On March 18, manager Anderegg and Kamaroff, a representative of the Board, agreed to reinstate the three discharged employees. When the men presented themselves for reinstatement they were requested to sign a statement admitting they had been discharged for misconduct. They refused to sign. Thereupon Kamaroff again spoke to Anderegg and Anderegg agreed to reinstate the men upon their promise to obey company rules. He requested that the men report to his office on March 20, but the men, not having been informed soon enough of Anderegg’s request, reported to Anderegg on March 21 and were told, “It is too late now, there is no room for you fellows now.” They were never rehired, although between February 20 and June 5, respondent hired 46 new employees.

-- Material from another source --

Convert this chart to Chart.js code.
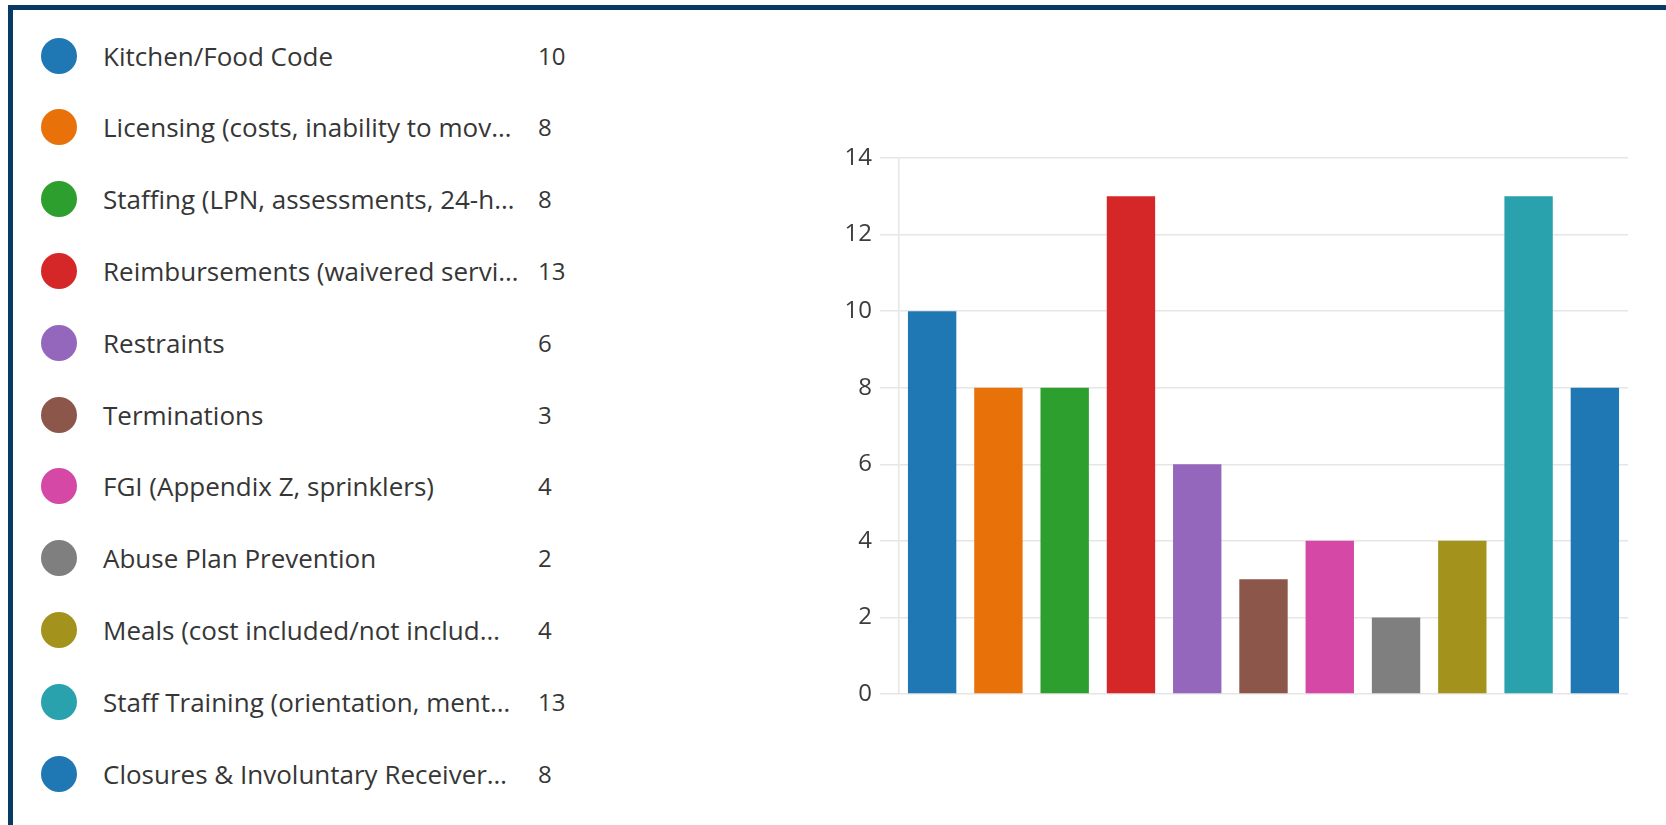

The Board resolved the conflicts in the testimony in favor of the petitioner and from all the evidence found that by releasing Kaus, Ferron and Trainor on February 6, by discharging Kaus on February 21, and by locking out the employees in Plant “A” between February 21 and 27, 1939, respondent had discriminated in regard to their hire and tenure of employment, and that the sole ground of their discharge and lock out was their active participation in union affairs. We think there was ample evidence upon which to base the Board’s finding.

*734Respondent makes the point that the order is invalid because it directs the respondent to cease and desist from, in any manner, violating any of the provisions of § 7 of the Act. National Labor Relations Board v. Express Publishing Co., 312 U.S. 426, 61 S.Ct. 693, 85 L.Ed. 930. We believe the Express Publishing case is not applicable and that under the circumstances here appearing the order is valid.

We have considered all of the contentions made by respondent and find no error has intervened. The request for the enforcement of the order is granted.